# Modified Architectural Support to Implement Tomasulo's Algorithm on Tournament Branch Predictor

Rubina Khanna, Vinay Chopra, and Sweta Verma

Abstract—This paper proposes modified architecture of 21264, Out-Of-Order, six-way issue microprocessor. The proposed modified architecture implements Tomasulo's algorithm using tournament branch prediction scheme to improve the performance of processor. Tomasulo's Algorithm controls the operation of the Common Data Bus (CDB) by means of tag mechanism. A tag is a 4-bit number used to identify separately each of eleven sources which can feed the CDB. The proposed modified architecture will evaluate branch outcome by taking both local and global history. The choice of global-versus-local branch prediction is made dynamically on a path-based predictor that decides which predictor to use, based on the past correctness of choice.

*Index Terms*—common data bus (CDB), tomasulo's algorithm, tournament branch predictor.

## I. INTRODUCTION

The IBM 360/91 floating point used a sophisticated scheme to allow out of order execution. This scheme invented by Robert Tomasulo's, tracks when operands for instructions are available, to minimize RAW hazards, and introduces Register Renaming, to minimize WAW & WAR hazards. IBM's goal was to achieve high floating point performance from an instruction set. Tomasulo's algorithm is designed to overcome long memory access and long floating point delays. It also supports overlapped execution of multiple iteration of a loop [2].

The 21264 is a superscalar microprocessor that can fetch and execute up to four instructions per cycle. It also features out-of-order execution. With this the instructions execute as soon as possible and in parallel with other nondependent work, which results in faster execution. The processor also employs speculative execution to maximize performance. The 21264 implements a sophisticated tournament branch prediction scheme. The scheme dynamically chooses between two types of branch predictors- one using local history and one using global history-to predict the direction of given branch [9].
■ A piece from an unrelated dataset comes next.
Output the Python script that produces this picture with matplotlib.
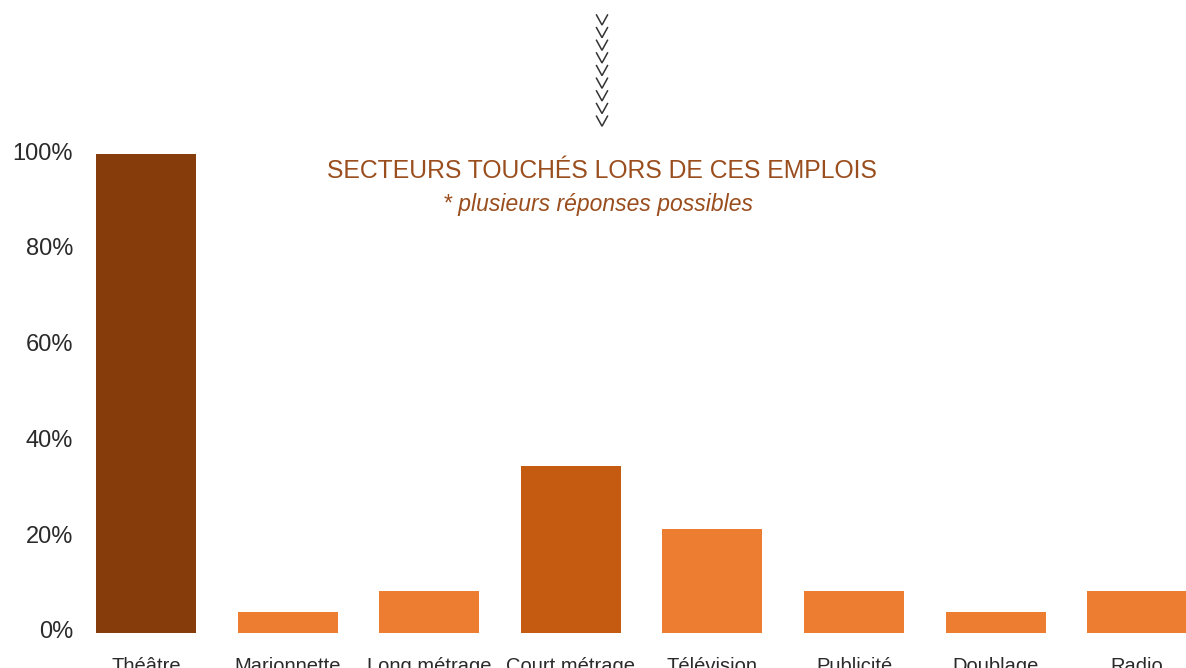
import matplotlib
matplotlib.use("Agg")
import matplotlib.pyplot as plt
import matplotlib.transforms as mtransforms
from matplotlib.lines import Line2D

categories = ["Théâtre", "Marionnette", "Long métrage", "Court métrage",
              "Télévision", "Publicité", "Doublage", "Radio"]
values = [100, 4.3, 8.7, 34.8, 21.7, 8.7, 4.3, 8.7]
bar_colors = ["#873C0C", "#ED7D31", "#ED7D31", "#C55A11",
              "#ED7D31", "#ED7D31", "#ED7D31", "#ED7D31"]
yticks = [0, 20, 40, 60, 80, 100]
ytick_labels = ["0%", "20%", "40%", "60%", "80%", "100%"]
title = "SECTEURS TOUCHÉS LORS DE CES EMPLOIS"
subtitle = "* plusieurs réponses possibles"

W, H = 1186, 668
fig = plt.figure(figsize=(W / 100, H / 100), dpi=100)
plt.rcParams['font.family'] = ['Liberation Sans', 'DejaVu Sans']

left_px, right_px = 60, 1186
bottom_px, top_px = 633, 154
ax = fig.add_axes([left_px / W, (H - bottom_px) / H,
                   (right_px - left_px) / W, (bottom_px - top_px) / H])
c0, step = 146, 141.6
ax.set_xlim((left_px - c0) / step, (right_px - c0) / step)
ax.set_ylim(0, 100)

x = list(range(len(categories)))
ax.bar(x, values, width=0.707, color=bar_colors, clip_on=False)

for s in ax.spines.values():
    s.set_visible(False)
ax.tick_params(axis='both', length=0)
ax.set_yticks(yticks)
ax.set_yticklabels(ytick_labels, fontsize=17, color="#2a2a2a")
ax.set_xticks(x)
ax.set_xticklabels(categories, fontsize=14.5, color="#2a2a2a", va="top")
ax.tick_params(axis='x', pad=17)

offset = mtransforms.ScaledTranslation(0, 3 / 100, fig.dpi_scale_trans)
for lab in ax.get_yticklabels():
    lab.set_transform(mtransforms.blended_transform_factory(
        fig.transFigure, ax.transData) + offset)
    lab.set_x(73 / W)
    lab.set_ha("right")

fig.text(602 / W, 1 - 171 / H, title, ha="center", va="center",
         fontsize=17.8, color="#9A4E1E")
fig.text(598 / W, 1 - 204 / H, subtitle, ha="center", va="center",
         fontsize=16.5, color="#9A4E1E", style="italic")

# decorative chevrons (figure-pixel geometry)
for i in range(9):
    yc = 20 + i * 12.65
    xs = [(602 - 5.5) / W, 602 / W, (602 + 5.5) / W]
    ys = [1 - (yc - 5) / H, 1 - (yc + 5) / H, 1 - (yc - 5) / H]
    fig.add_artist(Line2D(xs, ys, transform=fig.transFigure,
                          color="#333333", linewidth=1.1,
                          solid_joinstyle="miter"))

fig.savefig("out.png", dpi=100)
### A. Local Branch Predictor

The local branch predictor bases predictions on the past behavior of the specific branch instruction being fetched. The

local branch predictor holds 10 bits of branch pattern history for up to 1,024 branches. This 10-bit pattern picks from one of 1,024 prediction counters. It maintains a PC-indexed history table of branch patterns which, in turn, index a table of prediction counters, which supply the prediction. The history table records the last 10 taken/not-taken branch decisions for 1K branches (indexed by 10 bits of the program counter). As branch history is accumulated, a given history table entry may, in succession, index a different prediction counter. For example, a branch that is taken on every third iteration will generate, in succession taken/not-taken patterns of 0010010010, 0100100100 and 1001001001 (assume "taken" is denoted as "1" and "not-taken" as "0"). When the branch is issued, resolved and committed, the history table is updated with the true branch direction and the referenced counter is incremented or decremented in the direction which reinforces the prediction [8].
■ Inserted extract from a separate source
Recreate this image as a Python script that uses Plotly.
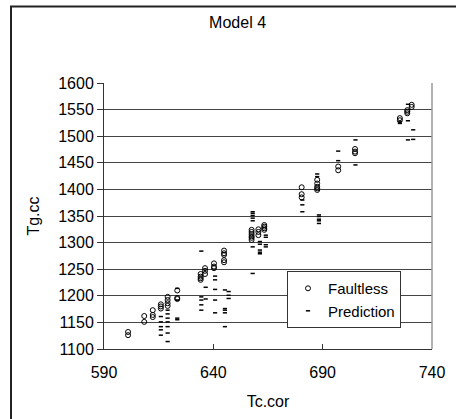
import plotly.graph_objects as go

# Faultless (open circles)
faultless_x = [601.0, 601.0,
               608.4, 608.4,
               612.3, 612.3, 612.3,
               616.0, 616.0, 616.0,
               619.1, 619.1, 619.1, 619.1,
               623.5, 623.5, 623.5,
               634.2, 634.2, 634.2, 634.2,
               636.2, 636.2, 636.2,
               640.3, 640.3, 640.3,
               644.9, 644.9, 644.9, 644.9, 644.9,
               657.5, 657.5, 657.5, 657.5, 657.5, 657.5,
               660.6, 660.6, 660.6,
               663.3, 663.3, 663.3, 663.3,
               680.4, 680.4, 680.4,
               687.5, 687.5, 687.5, 687.5, 687.5,
               697.1, 697.1,
               704.8, 704.8, 704.8,
               725.3, 725.3,
               728.7, 728.7, 728.7,
               730.7, 730.7]
faultless_y = [1126, 1132,
               1151, 1162,
               1160, 1164, 1173,
               1176, 1180, 1184,
               1181, 1186, 1192, 1198,
               1194, 1196, 1210,
               1230, 1233, 1236, 1241,
               1241, 1247, 1252,
               1252, 1255, 1261,
               1263, 1267, 1277, 1280, 1285,
               1305, 1309, 1312, 1316, 1320, 1324,
               1314, 1320, 1325,
               1324, 1327, 1330, 1333,
               1385, 1391, 1404,
               1399, 1402, 1405, 1411, 1418,
               1436, 1443,
               1468, 1471, 1476,
               1530, 1534,
               1543, 1546, 1549,
               1555, 1559]

# Prediction (small dashes)
prediction_x = [616.0, 616.0, 616.0, 616.0, 616.0,
                619.1, 619.1, 619.1, 619.1, 619.1, 619.1, 619.1,
                623.5, 623.5, 623.5, 623.5,
                634.5, 634.5, 634.5, 634.5, 634.5,
                636.5, 636.5,
                640.8, 640.8, 640.8, 640.8, 640.8,
                645.3, 645.3, 645.3, 645.3, 645.3,
                647.0, 647.0, 647.0,
                658.0, 658.0, 658.0, 658.0, 658.0, 658.0, 658.0,
                661.3, 661.3, 661.3, 661.3, 661.3,
                664.0, 664.0, 664.0, 664.0,
                680.7, 680.7, 680.7,
                688.3, 688.3, 688.3, 688.3, 688.3,
                687.5, 687.5,
                697.1, 697.1,
                705.0, 705.0,
                725.3, 725.3,
                729.0, 729.0, 729.0,
                731.4, 731.4]
prediction_y = [1161, 1151, 1142, 1136, 1126,
                1173, 1166, 1158, 1151, 1142, 1130, 1114,
                1214, 1192, 1158, 1155,
                1284, 1198, 1192, 1183, 1173,
                1216, 1194,
                1237, 1230, 1212, 1192, 1168,
                1211, 1176, 1173, 1168, 1142,
                1208, 1201, 1195,
                1358, 1355, 1351, 1346, 1341, 1292, 1242,
                1302, 1297, 1286, 1282, 1279,
                1314, 1310, 1296, 1292,
                1380, 1371, 1358,
                1352, 1349, 1344, 1341, 1336,
                1429, 1424,
                1472, 1454,
                1493, 1446,
                1527, 1524,
                1560, 1529, 1493,
                1512, 1494]

x_ticks = [590, 640, 690, 740]
y_ticks = [1100, 1150, 1200, 1250, 1300, 1350, 1400, 1450, 1500, 1550, 1600]

FONT = "Arial, 'Liberation Sans', sans-serif"

fig = go.Figure()
fig.add_trace(go.Scatter(
    x=faultless_x, y=faultless_y, mode="markers", name="Faultless",
    marker=dict(symbol="circle-open", size=5, color="black", line=dict(width=1, color="black")),
))
fig.add_trace(go.Scatter(
    x=prediction_x, y=prediction_y, mode="markers", name="Prediction",
    marker=dict(symbol="line-ew", size=3, color="black", line=dict(width=1.5, color="black")),
))

fig.update_layout(
    width=456, height=419,
    margin=dict(l=104, r=24, t=83, b=70),
    paper_bgcolor="white", plot_bgcolor="white",
    font=dict(family=FONT, size=16, color="black"),
    title=dict(text="Model 4", x=0.521, xref="container", xanchor="center",
               y=1 - 22 / 419, yref="container", yanchor="middle",
               font=dict(family=FONT, size=16, color="black")),
    showlegend=True,
    legend=dict(x=(287 - 104) / 328, y=0.293, xanchor="left", yanchor="top",
                bgcolor="white", bordercolor="#333", borderwidth=1,
                font=dict(family=FONT, size=15, color="black")),
    shapes=[
        dict(type="line", xref="paper", yref="paper", x0=1, x1=1, y0=0, y1=1,
             line=dict(color="#999", width=1.5)),
        dict(type="rect", xref="paper", yref="paper",
             x0=(11 - 104) / 328, x1=(475 - 104) / 328,
             y0=(349 - 440) / 266, y1=(349 - 6.5) / 266,
             line=dict(color="#222", width=2), layer="below"),
    ],
)
fig.update_xaxes(
    range=[590, 740], tickvals=x_ticks, showgrid=False, zeroline=False,
    showline=True, linecolor="#333", linewidth=1,
    ticks="inside", ticklen=5, tickcolor="#333", ticklabelstandoff=9,
    title=dict(text="Tc.cor", font=dict(family=FONT, size=16, color="black"), standoff=15),
)
fig.update_yaxes(
    range=[1100, 1600], tickvals=y_ticks, showgrid=True, gridcolor="#444", gridwidth=1,
    zeroline=False, showline=True, linecolor="#333", linewidth=1,
    ticks="outside", ticklen=6, tickcolor="#333",
    title=dict(text="Tg.cc", font=dict(family=FONT, size=16, color="black"), standoff=14),
)

fig.write_html("out.html")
## B. Global Branch Predictor

The global branch predictor bases its prediction on the behavior of branches that have been fetched prior to the current branch. The global predictor is a 4,096-entry table of 2-bit saturating counters indexed by the path, or global history of last 12 branches. Consider the following code sequence:

loop :

//modify a and b if (a == 100) {...} //1 if (b % 10 == 0) {.....} //2 if (a % b == 0) {.....} //3

Prediction based on program flow would conclude that if the first two branches were taken then the third branch should be predicted-taken.

#### C. Choice predictor

The choice of global-versus-local branch prediction is made dynamically on a path-based predictor that decides which predictor must be used based on the past correctness of choice. The chooser is a table of prediction counters; indexed by path history that dynamically selects either local or global predictions for each branch invocation. It is trained to select the global predictor when global prediction was correct and local prediction was incorrect. The choice predictor or chooser is also a 4,096-entry table of two-bit prediction counters indexed by the path history.

## II. PROPOSED MODIFIED ARCHITECTURE

In this proposed modified architecture, we are going to

Manuscript received March 10, 2011; revised July 29, 2011.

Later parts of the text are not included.